Prior to running this command, the Nonce and/or GenDig commands may have been optionally run to create
and load a key or nonce value in TempKey. The mode parameter determines the source of the “key” (the first
32-bytes of the SHA message) and “challenge/nonce” (the second-32 bytes of the SHA message).
Mode:2 controls the requirement for a random nonce if TempKey is part of the computed value. If the bit is one,
then TempKey must be generated using Nonce(Fixed); if it is zero, then TempKey must be generated using
Nonce(Random).
Note: Setting the bit to one may enable replay attacks in some situations.
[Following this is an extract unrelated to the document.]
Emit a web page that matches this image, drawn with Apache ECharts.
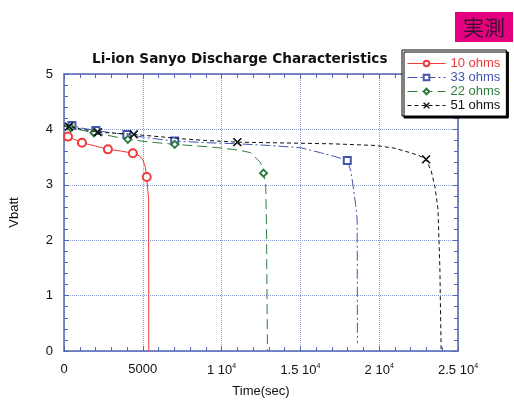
<!DOCTYPE html>
<html><head><meta charset="utf-8">
<script src="https://cdn.jsdelivr.net/npm/echarts@6/dist/echarts.min.js"></script>
<style>html,body{margin:0;padding:0;background:#fff}#c{width:514px;height:403px}</style>
</head><body><div id="c"></div>
<script>
// ---- data ----
var seriesNames = ['10 ohms', '33 ohms', '22 ohms', '51 ohms'];
var t10 = [0, 253, 1140, 2000, 2785, 3600, 4370, 4800, 5000, 5150, 5250, 5320, 5370, 5380];
var v10 = [3.92, 3.87, 3.76, 3.70, 3.64, 3.61, 3.57, 3.52, 3.45, 3.33, 3.14, 2.88, 2.76, 0];
var m10 = [0, 1, 1, 0, 1, 0, 1, 0, 0, 0, 1, 0, 0, 0];
var t33 = [0, 506, 1200, 2025, 3000, 3990, 5500, 7025, 9000, 11000, 13000, 15000, 16270, 17200, 17975, 18200, 18350, 18500, 18600, 18620];
var v33 = [4.10, 4.07, 4.02, 3.98, 3.94, 3.91, 3.84, 3.79, 3.76, 3.74, 3.71, 3.67, 3.58, 3.51, 3.44, 3.25, 2.97, 2.65, 2.38, 0.14];
var m33 = [0, 1, 0, 1, 0, 1, 0, 1, 0, 0, 0, 0, 0, 0, 1, 0, 0, 0, 0, 0];
var t22 = [0, 440, 1200, 1900, 3000, 4050, 5500, 7025, 8500, 9750, 11000, 11840, 12470, 12660, 12800, 12850, 12880, 12910];
var v22 = [4.06, 4.03, 3.98, 3.94, 3.88, 3.82, 3.77, 3.73, 3.70, 3.67, 3.63, 3.58, 3.40, 3.21, 3.0, 2.2, 1.0, 0];
var m22 = [0, 1, 0, 1, 0, 1, 0, 1, 0, 0, 0, 0, 0, 1, 0, 0, 0, 0];
var t51 = [0, 320, 1200, 2150, 3300, 4430, 6000, 7500, 9000, 11000, 13000, 15000, 17000, 19750, 21000, 21960, 22500, 22975, 23300, 23540, 23730, 23850, 23930];
var v51 = [4.07, 4.05, 4.00, 3.95, 3.93, 3.91, 3.87, 3.83, 3.80, 3.77, 3.76, 3.75, 3.74, 3.71, 3.66, 3.58, 3.53, 3.46, 3.25, 2.96, 2.56, 1.5, 0];
var m51 = [0, 1, 0, 1, 0, 1, 0, 0, 0, 1, 0, 0, 0, 0, 0, 0, 0, 1, 0, 0, 0, 0, 0];
var xTicks = {0: '0', 5000: '5000', 10000: '1 10{s|4}', 15000: '1.5 10{s|4}', 20000: '2 10{s|4}', 25000: '2.5 10{s|4}'};

// ---- chart ----
var colors = ['#f03a3a', '#4455b0', '#2e7d3e', '#111111'];
var symbols = ['emptyCircle', 'emptyRect', 'emptyDiamond',
  'path://M0,0.8L0.8,0L5,4.2L9.2,0L10,0.8L5.8,5L10,9.2L9.2,10L5,5.8L0.8,10L0,9.2L4.2,5Z'];
var dashes = ['solid', [10, 3, 2, 3], [10, 5], [4, 3]];
var sizes = [8, 7, 7, 8];
function build(t, v, m) {
  return t.map(function (x, i) {
    var d = {value: [x, v[i]]};
    if (!m[i]) d.symbol = 'none';
    return d;
  });
}
var sets = [[t10, v10, m10], [t33, v33, m33], [t22, v22, m22], [t51, v51, m51]];
var axisCol = '#5566b0';
var gridCol = '#8d9ad6';
var font = 'Liberation Sans, Arial, sans-serif';

var series = sets.map(function (s, i) {
  return {
    name: seriesNames[i], type: 'line', data: build(s[0], s[1], s[2]),
    symbol: symbols[i], symbolSize: sizes[i], showSymbol: true, showAllSymbol: true,
    color: colors[i],
    lineStyle: {color: colors[i], width: 1, type: dashes[i]},
    itemStyle: {color: colors[i], borderColor: colors[i], borderWidth: 1},
    emphasis: {disabled: true}, animation: false, z: 3 + i
  };
});

var chart = echarts.init(document.getElementById('c'), null, {renderer: 'canvas'});
chart.setOption({
  animation: false,
  backgroundColor: '#ffffff',
  title: {
    text: 'Li-ion Sanyo Discharge Characteristics', left: 87, top: 47,
    textStyle: {fontFamily: 'DejaVu Sans', fontSize: 13.6, fontWeight: 'bold', color: '#111'}
  },
  legend: {
    orient: 'vertical', left: 402, top: 50, padding: [7, 6, 4, 5],
    itemWidth: 38, itemHeight: 7, itemGap: 1,
    backgroundColor: '#fff', borderColor: '#000', borderWidth: 1,
    shadowColor: '#000', shadowOffsetX: 2, shadowOffsetY: 2, shadowBlur: 0,
    lineStyle: {width: 1},
    itemStyle: {borderWidth: 1},
    data: seriesNames.map(function (n, i) {
      return {name: n, textStyle: {color: colors[i], fontFamily: font, fontSize: 13, lineHeight: 13}};
    })
  },
  grid: {left: 63, right: 56, top: 74, bottom: 50},
  xAxis: [{
    type: 'value', min: 0, max: 25000, interval: 5000,
    name: 'Time(sec)', nameLocation: 'middle', nameGap: 34,
    nameTextStyle: {fontFamily: font, fontSize: 13, color: '#111'},
    axisLine: {onZero: false, lineStyle: {color: axisCol, width: 1.5}},
    axisTick: {inside: true, length: 5, lineStyle: {color: axisCol}},
    minorTick: {show: true, splitNumber: 5, length: 4, lineStyle: {color: axisCol}},
    splitLine: {show: true, lineStyle: {color: gridCol, type: 'dotted', width: 1}},
    axisLabel: {
      margin: 12, fontFamily: font, fontSize: 13, color: '#111',
      formatter: function (val) { return xTicks[val] !== undefined ? xTicks[val] : ''; },
      rich: {s: {fontSize: 7, verticalAlign: 'top', padding: [0, 0, 8, 0], fontFamily: font, color: '#111'}}
    }
  }, {
    type: 'value', position: 'top', min: 0, max: 25000, interval: 5000,
    axisLine: {onZero: false, lineStyle: {color: axisCol, width: 1.5}},
    axisTick: {inside: true, length: 5, lineStyle: {color: axisCol}},
    minorTick: {show: true, splitNumber: 5, length: 4, lineStyle: {color: axisCol}},
    splitLine: {show: false}, axisLabel: {show: false}
  }],
  yAxis: [{
    type: 'value', min: 0, max: 5, interval: 1,
    name: 'Vbatt', nameLocation: 'middle', nameGap: 43,
    nameTextStyle: {fontFamily: font, fontSize: 13, color: '#111'},
    axisLine: {show: true, onZero: false, lineStyle: {color: axisCol, width: 1.5}},
    axisTick: {show: true, inside: true, length: 5, lineStyle: {color: axisCol}},
    minorTick: {show: true, splitNumber: 5, length: 4, lineStyle: {color: axisCol}},
    splitLine: {show: true, lineStyle: {color: gridCol, type: 'dotted', width: 1}},
    axisLabel: {margin: 11, fontFamily: font, fontSize: 13, color: '#111'}
  }, {
    type: 'value', position: 'right', min: 0, max: 5, interval: 1,
    axisLine: {show: true, onZero: false, lineStyle: {color: axisCol, width: 1.5}},
    axisTick: {show: true, inside: true, length: 5, lineStyle: {color: axisCol}},
    minorTick: {show: true, splitNumber: 5, length: 4, lineStyle: {color: axisCol}},
    splitLine: {show: false}, axisLabel: {show: false}
  }],
  series: series,
  graphic: [
    {type: 'rect', x: 455, y: 12, z: 100, shape: {x: 0, y: 0, width: 58, height: 30}, style: {fill: '#e4007f'}},
    {type: 'text', x: 484, y: 27, z: 101,
      style: {text: '実測', align: 'center', verticalAlign: 'middle',
        font: '21px "Noto Sans CJK JP"', fill: '#3a1030'}}
  ]
});
</script></body></html>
If the comparison matches, then the target slot value may be copied into TempKey. If SlotID is even, then the
target slot is SlotD+1, or else the target slot is SlotID. For the copy to take place, the following conditions muse
be true. If they are not all true, then the ATSHA204A will return the comparison result but not copy the key
value.
1. The mode parameter to CheckMac must have a value of 0x01 or 0x05.
2. SlotConfig.ReadKey for the target key must be zero.
3. The bit in Config.CheckMacSource corresponding to the key slots must have a value that matches
Mode:2.
Table 8-8. Input parameters
Table 8-9. Output parameter
Name Size Notes
Opcode CHECKMAC 1 0x28
Param1 Mode 1
Bit 0: Source of the second 32-bytes of the SHA message.
0: ClientChal parameter
1: TempKey
Bit 1: Source of the first 32-bytes of the SHA message.
0: Slot[SlotID]
1: TempKey
Bit 2: If TempKey is used, this bit must match the value of TempKey.SourceFlag.
Bit 3-4: Must be zero.
Bit 5: 8-bytes of SHA message.
0: zeros
1: OTP zone
Bits 6-7: Must be zero.
Param2 SlotID 2 Which internal slot is to be used to generate the response. Only bits 0:3 are used.
Data1 ClientChal 32 Challenge sent to Client. (Must appear in the input stream).
Data2 ClientResp 32 Response generated by the Client.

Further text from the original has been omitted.